One Irish brand that seems to be juggling its Irish and overseas activities without any difficulty at all is Bulmers (or Magners depending on which side of the Irish Sea you’re on). Launched throughout the UK in March, the Irish Cider quickly took a market-leading position as well as revitalising a tired cider sector there. With the addition of its very much on-brand sponsorship of both the Magners Celtic League and Wasps Rugby Club, the brand looks set to add a little more than time to the bottom line of its owners in 2007.
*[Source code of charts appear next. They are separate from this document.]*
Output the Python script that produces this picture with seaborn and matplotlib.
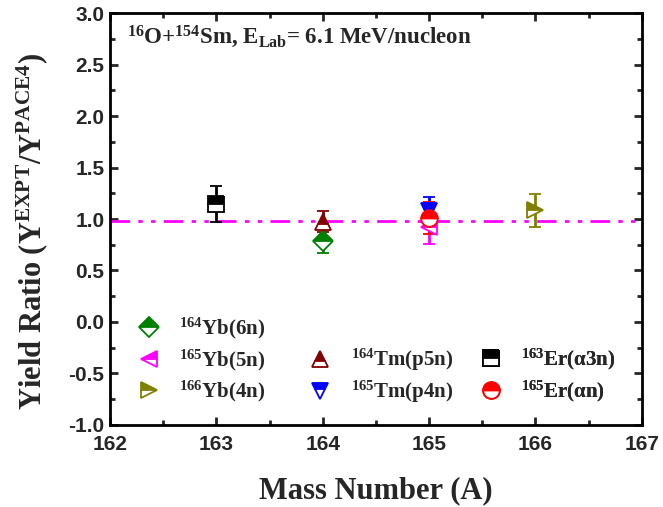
import numpy as np
import pandas as pd
import matplotlib
matplotlib.use("Agg")
import matplotlib.pyplot as plt
from matplotlib.lines import Line2D
from matplotlib.ticker import MultipleLocator
import seaborn as sns

# ---- data ----
labels = ["$^{164}$Yb(6n)", "$^{165}$Yb(5n)", "$^{166}$Yb(4n)",
          "$^{164}$Tm(p5n)", "$^{165}$Tm(p4n)",
          "$^{163}$Er(\u03b13n)", "$^{165}$Er(\u03b1n)"]
mass = [164, 165, 166, 164, 165, 163, 165]
ratio = [0.79, 0.92, 1.09, 0.97, 1.08, 1.15, 1.01]
err_low = [0.67, 0.76, 0.92, 0.87, 0.93, 0.97, 0.85]
err_high = [0.92, 1.05, 1.24, 1.08, 1.21, 1.32, 1.17]
ref_x = [162, 167]
ref_y = [0.98, 0.98]

colors = ["#008000", "#ff00ff", "#808000", "#800000", "#0000ff", "#000000", "#ff0000"]
markers = ["D", "<", ">", "^", "v", "s", "o"]
msizes = [10, 12, 12, 12, 12, 11, 12]

sns.set_theme(style="ticks")
plt.rcParams["font.family"] = ["Liberation Serif", "DejaVu Serif"]
plt.rcParams["mathtext.fontset"] = "custom"
plt.rcParams["mathtext.rm"] = "Liberation Serif:bold"
plt.rcParams["mathtext.it"] = "Liberation Serif:bold"
plt.rcParams["mathtext.bf"] = "Liberation Serif:bold"

fig = plt.figure(figsize=(6.63, 5.07), dpi=100)
ax = fig.add_axes([0.166, 0.162, 0.802, 0.812])

df_ref = pd.DataFrame({"x": ref_x, "y": ref_y})
sns.lineplot(data=df_ref, x="x", y="y", ax=ax, color="#ff00ff", lw=2,
             dashes=False, legend=False)
ax.lines[-1].set_dashes([7, 3, 1.6, 3, 1.6, 3])

handles = []
for i in range(len(labels)):
    y = ratio[i]
    yerr = [[y - err_low[i]], [err_high[i] - y]]
    ax.errorbar([mass[i]], [y], yerr=yerr, fmt=markers[i], color=colors[i],
                ms=msizes[i], mfc=colors[i], mec=colors[i], mfcalt="white",
                fillstyle="top", mew=1.3, elinewidth=2, capsize=4, capthick=2,
                zorder=3)
    handles.append(Line2D([], [], ls="none", marker=markers[i], color=colors[i],
                          ms=msizes[i], mfc=colors[i], mec=colors[i],
                          mfcalt="white", fillstyle="top", mew=1.3,
                          label=labels[i]))

prop = {"family": "Liberation Serif", "weight": "bold", "size": 15}
groups = [[0, 1, 2], [3, 4], [5, 6]]
col_x = [0.049, 0.372, 0.692]
row_top = 0.264
row_step = 0.075
for ci, idx in enumerate(groups):
    hs = [handles[k] for k in idx]
    top = row_top if ci == 0 else row_top - row_step
    leg = ax.legend(handles=hs, loc="upper left", bbox_to_anchor=(col_x[ci], top),
                    frameon=False, prop=prop, handlelength=1.2,
                    handletextpad=0.85, labelspacing=0.29, borderaxespad=0,
                    borderpad=0)
    ax.add_artist(leg)

ax.set_xlim(162, 167)
ax.set_ylim(-1.0, 3.0)
ax.xaxis.set_major_locator(MultipleLocator(1))
ax.xaxis.set_minor_locator(MultipleLocator(0.5))
ax.yaxis.set_minor_locator(MultipleLocator(0.25))
ax.set_yticks(np.arange(-1.0, 3.01, 0.5))
ax.set_yticklabels([f"{v:.1f}" for v in np.arange(-1.0, 3.01, 0.5)])
ax.tick_params(which="both", direction="in", top=True, right=True, width=2)
ax.tick_params(which="major", length=6, pad=4)
ax.tick_params(axis="x", which="major", pad=7)
ax.tick_params(which="minor", length=3.5)
for lab in ax.get_xticklabels() + ax.get_yticklabels():
    lab.set_fontfamily("Liberation Sans")
    lab.set_fontweight("bold")
    lab.set_fontsize(15)
for sp in ax.spines.values():
    sp.set_linewidth(2)
    sp.set_color("black")

ax.set_xlabel("Mass Number (A)", fontsize=22, fontweight="bold", labelpad=16)
ax.set_ylabel("Yield Ratio (Y$^{EXPT}$/Y$^{PACE4}$)", fontsize=22,
              fontweight="bold")
ax.yaxis.set_label_coords(-0.113, 0.47)

ax.text(0.032, 0.942, "$^{16}$O+$^{154}$Sm, E$_{Lab}$= 6.1 MeV/nucleon",
        transform=ax.transAxes, fontsize=16.5, fontweight="bold",
        va="center", ha="left")

fig.savefig("out.png", dpi=100)
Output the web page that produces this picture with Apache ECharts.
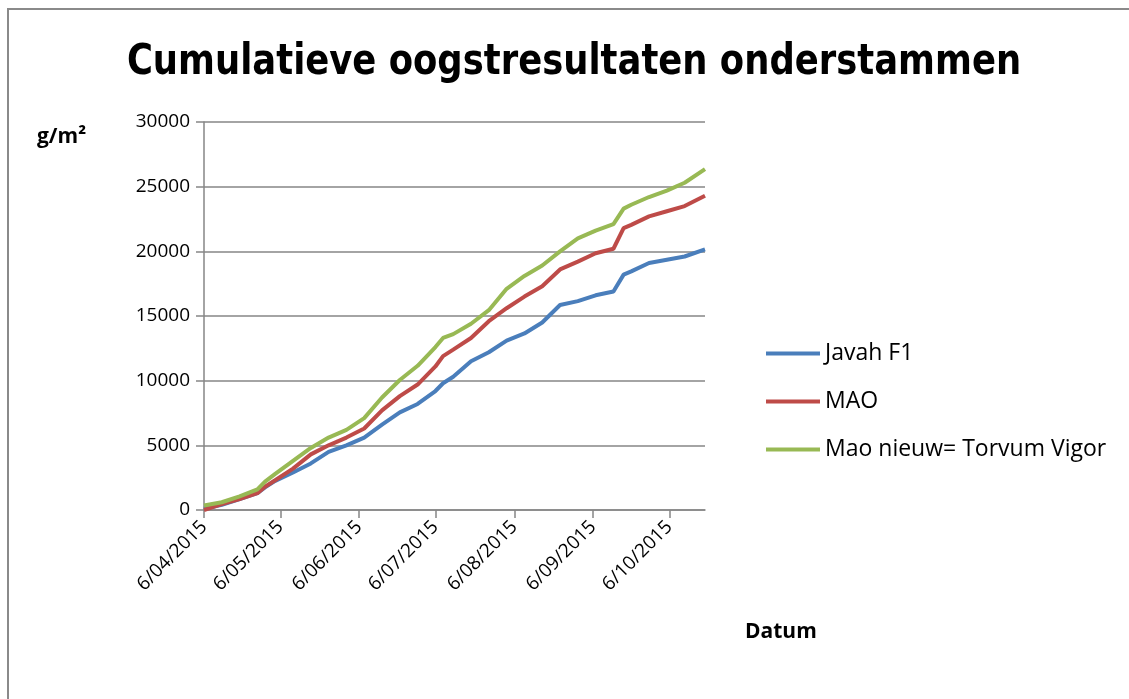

On the screen, Casino Royale saw the return of possibly the greatest cinema brand of all: the legendary Mr. Bond. Whilst its makers had threatened, in the words of one critic, to “jettison the more fantastic elements of the series and return to the nastier, less larky tone established by the Ian Fleming source novels”, the film was an even greater departure from the formula than expected. Gone were the gadgets that had been a defining feature of previous outings along with the whimsical character of ‘Q’. Nor were there any signs of Moneypenny or too many of the exchanges beloved of Daniel Craig’s more quip-fire predecessors. Instead, we had a more muscular and modern hero who seems to have emphatically delivered at the box-office. However, much of the series’ loyal following over forty years has been built on those same fantastic and larky elements and it’s by no means certain that the brand will survive another forty years if it continues to do without an over-the-top villain bent on world-domination (Bond faces a puppet-adversary in Casino Royale) and other vital brand ingredients.
But perhaps if 2006 has anything to teach us, it’s that world-domination by brands in 2007 and beyond is less likely to be achieved through megalomania and more likely to be as a result of open-source collaboration between what one commentator has called ‘the sovereign citizen’ and his fellows across the world. In other words, the brand called ‘you and me’.